-- TASK INSTRUCTIONS --
Repeat all the material exactly; pictures stay out of your copy.

★ ★ ★ ★ ★

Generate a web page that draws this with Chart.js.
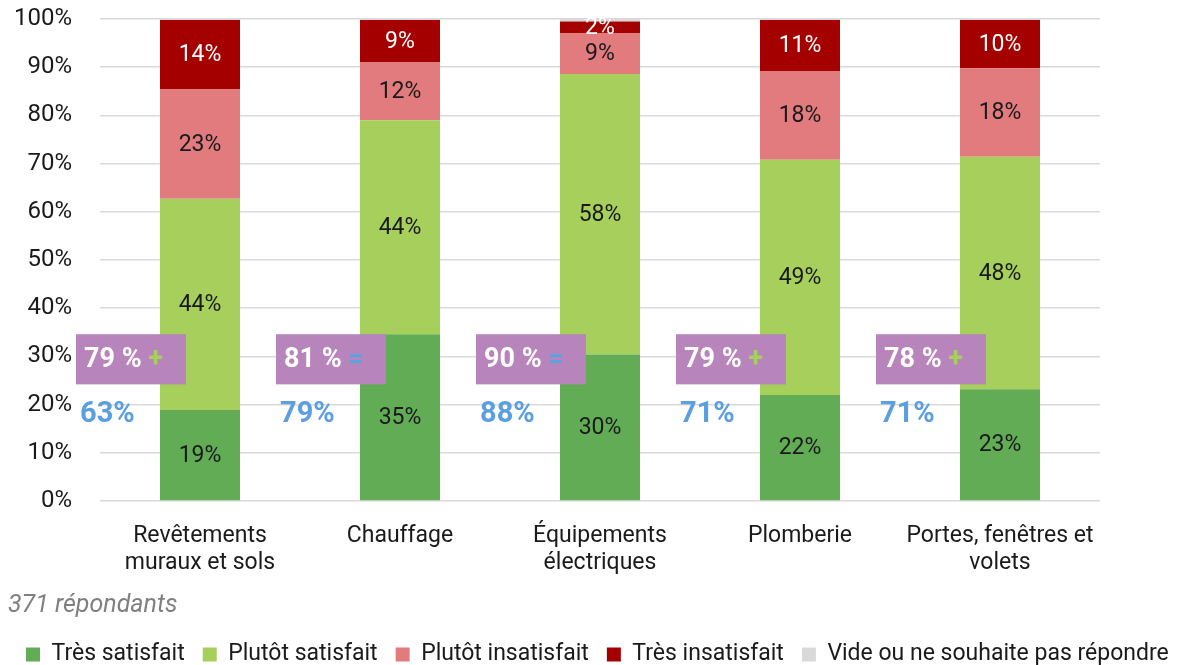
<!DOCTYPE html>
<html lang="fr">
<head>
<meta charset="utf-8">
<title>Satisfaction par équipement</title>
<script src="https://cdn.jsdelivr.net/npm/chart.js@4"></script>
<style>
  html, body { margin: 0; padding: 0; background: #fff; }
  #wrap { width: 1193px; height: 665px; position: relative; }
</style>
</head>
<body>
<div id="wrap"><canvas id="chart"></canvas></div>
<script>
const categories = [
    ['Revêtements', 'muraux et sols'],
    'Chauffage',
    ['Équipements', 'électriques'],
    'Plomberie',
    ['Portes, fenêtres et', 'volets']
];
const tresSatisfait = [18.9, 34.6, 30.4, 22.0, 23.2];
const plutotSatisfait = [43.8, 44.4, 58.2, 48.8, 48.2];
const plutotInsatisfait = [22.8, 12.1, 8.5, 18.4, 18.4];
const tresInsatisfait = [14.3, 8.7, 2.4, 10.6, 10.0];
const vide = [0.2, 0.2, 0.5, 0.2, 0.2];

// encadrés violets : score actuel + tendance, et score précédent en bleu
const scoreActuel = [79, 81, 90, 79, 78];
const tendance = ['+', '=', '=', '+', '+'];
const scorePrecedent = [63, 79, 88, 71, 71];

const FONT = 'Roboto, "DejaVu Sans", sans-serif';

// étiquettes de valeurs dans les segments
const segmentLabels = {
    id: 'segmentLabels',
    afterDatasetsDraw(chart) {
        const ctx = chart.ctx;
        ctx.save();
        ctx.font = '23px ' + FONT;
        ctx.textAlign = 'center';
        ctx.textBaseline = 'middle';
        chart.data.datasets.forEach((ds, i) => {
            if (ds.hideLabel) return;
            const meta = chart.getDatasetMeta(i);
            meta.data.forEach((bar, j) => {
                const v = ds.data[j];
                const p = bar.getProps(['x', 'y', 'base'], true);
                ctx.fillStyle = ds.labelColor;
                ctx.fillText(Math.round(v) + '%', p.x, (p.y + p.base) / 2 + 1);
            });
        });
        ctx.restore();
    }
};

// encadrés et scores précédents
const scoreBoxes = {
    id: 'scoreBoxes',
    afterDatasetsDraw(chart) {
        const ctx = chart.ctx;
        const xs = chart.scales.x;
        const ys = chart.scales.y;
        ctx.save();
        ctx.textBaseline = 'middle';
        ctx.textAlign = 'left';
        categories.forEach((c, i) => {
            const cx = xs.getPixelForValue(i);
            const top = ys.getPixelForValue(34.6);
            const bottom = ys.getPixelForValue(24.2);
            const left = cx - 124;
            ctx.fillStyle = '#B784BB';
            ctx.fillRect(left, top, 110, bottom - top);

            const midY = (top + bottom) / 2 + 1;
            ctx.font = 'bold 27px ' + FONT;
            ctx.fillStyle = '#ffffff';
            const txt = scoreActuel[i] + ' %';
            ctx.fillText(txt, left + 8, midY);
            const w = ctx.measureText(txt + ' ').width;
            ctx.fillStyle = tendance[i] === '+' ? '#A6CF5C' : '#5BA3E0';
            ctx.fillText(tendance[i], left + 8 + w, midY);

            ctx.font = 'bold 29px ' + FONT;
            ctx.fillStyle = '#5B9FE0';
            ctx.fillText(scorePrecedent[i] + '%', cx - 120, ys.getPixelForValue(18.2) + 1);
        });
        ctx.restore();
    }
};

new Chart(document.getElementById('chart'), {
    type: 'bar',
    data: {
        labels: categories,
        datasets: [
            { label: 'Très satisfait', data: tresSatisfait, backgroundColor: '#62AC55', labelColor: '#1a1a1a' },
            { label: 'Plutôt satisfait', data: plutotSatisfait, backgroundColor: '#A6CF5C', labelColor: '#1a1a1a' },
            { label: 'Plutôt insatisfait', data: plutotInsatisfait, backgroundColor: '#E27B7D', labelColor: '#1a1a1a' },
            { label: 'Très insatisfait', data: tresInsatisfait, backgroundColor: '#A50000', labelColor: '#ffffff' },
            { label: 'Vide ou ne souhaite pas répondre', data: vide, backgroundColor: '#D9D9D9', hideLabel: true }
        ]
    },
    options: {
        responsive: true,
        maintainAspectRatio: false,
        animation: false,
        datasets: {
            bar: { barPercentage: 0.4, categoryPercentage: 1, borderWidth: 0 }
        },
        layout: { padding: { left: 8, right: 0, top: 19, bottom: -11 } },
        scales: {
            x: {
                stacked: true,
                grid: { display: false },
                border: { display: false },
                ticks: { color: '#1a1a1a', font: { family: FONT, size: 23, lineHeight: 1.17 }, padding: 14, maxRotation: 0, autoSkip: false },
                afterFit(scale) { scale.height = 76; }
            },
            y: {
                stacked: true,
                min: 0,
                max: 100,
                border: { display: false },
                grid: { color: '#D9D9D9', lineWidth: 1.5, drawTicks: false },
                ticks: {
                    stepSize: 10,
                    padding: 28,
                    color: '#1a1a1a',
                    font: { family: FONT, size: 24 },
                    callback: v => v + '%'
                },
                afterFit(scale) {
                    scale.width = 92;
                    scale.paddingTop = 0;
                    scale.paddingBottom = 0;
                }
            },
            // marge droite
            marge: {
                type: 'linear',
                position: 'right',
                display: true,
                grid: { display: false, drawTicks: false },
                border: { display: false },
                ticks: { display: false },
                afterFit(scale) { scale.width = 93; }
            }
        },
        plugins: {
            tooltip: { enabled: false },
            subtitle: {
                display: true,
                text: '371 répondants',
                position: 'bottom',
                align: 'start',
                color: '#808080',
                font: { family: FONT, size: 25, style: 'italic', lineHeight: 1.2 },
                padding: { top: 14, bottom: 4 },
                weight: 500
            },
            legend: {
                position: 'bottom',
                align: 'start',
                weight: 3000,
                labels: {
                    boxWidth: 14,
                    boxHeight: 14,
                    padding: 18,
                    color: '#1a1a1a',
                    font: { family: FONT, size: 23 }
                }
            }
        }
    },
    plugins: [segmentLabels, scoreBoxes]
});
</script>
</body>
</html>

★ ★ ★ ★ ★

-- EXERCISE OUTPUT --
Generate a web page that draws this with Chart.js.
<!DOCTYPE html>
<html lang="fr">
<head>
<meta charset="utf-8">
<title>Satisfaction par équipement</title>
<script src="https://cdn.jsdelivr.net/npm/chart.js@4"></script>
<style>
  html, body { margin: 0; padding: 0; background: #fff; }
  #wrap { width: 1193px; height: 665px; position: relative; }
</style>
</head>
<body>
<div id="wrap"><canvas id="chart"></canvas></div>
<script>
const categories = [
    ['Revêtements', 'muraux et sols'],
    'Chauffage',
    ['Équipements', 'électriques'],
    'Plomberie',
    ['Portes, fenêtres et', 'volets']
];
const tresSatisfait = [18.9, 34.6, 30.4, 22.0, 23.2];
const plutotSatisfait = [43.8, 44.4, 58.2, 48.8, 48.2];
const plutotInsatisfait = [22.8, 12.1, 8.5, 18.4, 18.4];
const tresInsatisfait = [14.3, 8.7, 2.4, 10.6, 10.0];
const vide = [0.2, 0.2, 0.5, 0.2, 0.2];

// encadrés violets : score actuel + tendance, et score précédent en bleu
const scoreActuel = [79, 81, 90, 79, 78];
const tendance = ['+', '=', '=', '+', '+'];
const scorePrecedent = [63, 79, 88, 71, 71];

const FONT = 'Roboto, "DejaVu Sans", sans-serif';

// étiquettes de valeurs dans les segments
const segmentLabels = {
    id: 'segmentLabels',
    afterDatasetsDraw(chart) {
        const ctx = chart.ctx;
        ctx.save();
        ctx.font = '23px ' + FONT;
        ctx.textAlign = 'center';
        ctx.textBaseline = 'middle';
        chart.data.datasets.forEach((ds, i) => {
            if (ds.hideLabel) return;
            const meta = chart.getDatasetMeta(i);
            meta.data.forEach((bar, j) => {
                const v = ds.data[j];
                const p = bar.getProps(['x', 'y', 'base'], true);
                ctx.fillStyle = ds.labelColor;
                ctx.fillText(Math.round(v) + '%', p.x, (p.y + p.base) / 2 + 1);
            });
        });
        ctx.restore();
    }
};

// encadrés et scores précédents
const scoreBoxes = {
    id: 'scoreBoxes',
    afterDatasetsDraw(chart) {
        const ctx = chart.ctx;
        const xs = chart.scales.x;
        const ys = chart.scales.y;
        ctx.save();
        ctx.textBaseline = 'middle';
        ctx.textAlign = 'left';
        categories.forEach((c, i) => {
            const cx = xs.getPixelForValue(i);
            const top = ys.getPixelForValue(34.6);
            const bottom = ys.getPixelForValue(24.2);
            const left = cx - 124;
            ctx.fillStyle = '#B784BB';
            ctx.fillRect(left, top, 110, bottom - top);

            const midY = (top + bottom) / 2 + 1;
            ctx.font = 'bold 27px ' + FONT;
            ctx.fillStyle = '#ffffff';
            const txt = scoreActuel[i] + ' %';
            ctx.fillText(txt, left + 8, midY);
            const w = ctx.measureText(txt + ' ').width;
            ctx.fillStyle = tendance[i] === '+' ? '#A6CF5C' : '#5BA3E0';
            ctx.fillText(tendance[i], left + 8 + w, midY);

            ctx.font = 'bold 29px ' + FONT;
            ctx.fillStyle = '#5B9FE0';
            ctx.fillText(scorePrecedent[i] + '%', cx - 120, ys.getPixelForValue(18.2) + 1);
        });
        ctx.restore();
    }
};

new Chart(document.getElementById('chart'), {
    type: 'bar',
    data: {
        labels: categories,
        datasets: [
            { label: 'Très satisfait', data: tresSatisfait, backgroundColor: '#62AC55', labelColor: '#1a1a1a' },
            { label: 'Plutôt satisfait', data: plutotSatisfait, backgroundColor: '#A6CF5C', labelColor: '#1a1a1a' },
            { label: 'Plutôt insatisfait', data: plutotInsatisfait, backgroundColor: '#E27B7D', labelColor: '#1a1a1a' },
            { label: 'Très insatisfait', data: tresInsatisfait, backgroundColor: '#A50000', labelColor: '#ffffff' },
            { label: 'Vide ou ne souhaite pas répondre', data: vide, backgroundColor: '#D9D9D9', hideLabel: true }
        ]
    },
    options: {
        responsive: true,
        maintainAspectRatio: false,
        animation: false,
        datasets: {
            bar: { barPercentage: 0.4, categoryPercentage: 1, borderWidth: 0 }
        },
        layout: { padding: { left: 8, right: 0, top: 19, bottom: -11 } },
        scales: {
            x: {
                stacked: true,
                grid: { display: false },
                border: { display: false },
                ticks: { color: '#1a1a1a', font: { family: FONT, size: 23, lineHeight: 1.17 }, padding: 14, maxRotation: 0, autoSkip: false },
                afterFit(scale) { scale.height = 76; }
            },
            y: {
                stacked: true,
                min: 0,
                max: 100,
                border: { display: false },
                grid: { color: '#D9D9D9', lineWidth: 1.5, drawTicks: false },
                ticks: {
                    stepSize: 10,
                    padding: 28,
                    color: '#1a1a1a',
                    font: { family: FONT, size: 24 },
                    callback: v => v + '%'
                },
                afterFit(scale) {
                    scale.width = 92;
                    scale.paddingTop = 0;
                    scale.paddingBottom = 0;
                }
            },
            // marge droite
            marge: {
                type: 'linear',
                position: 'right',
                display: true,
                grid: { display: false, drawTicks: false },
                border: { display: false },
                ticks: { display: false },
                afterFit(scale) { scale.width = 93; }
            }
        },
        plugins: {
            tooltip: { enabled: false },
            subtitle: {
                display: true,
                text: '371 répondants',
                position: 'bottom',
                align: 'start',
                color: '#808080',
                font: { family: FONT, size: 25, style: 'italic', lineHeight: 1.2 },
                padding: { top: 14, bottom: 4 },
                weight: 500
            },
            legend: {
                position: 'bottom',
                align: 'start',
                weight: 3000,
                labels: {
                    boxWidth: 14,
                    boxHeight: 14,
                    padding: 18,
                    color: '#1a1a1a',
                    font: { family: FONT, size: 23 }
                }
            }
        }
    },
    plugins: [segmentLabels, scoreBoxes]
});
</script>
</body>
</html>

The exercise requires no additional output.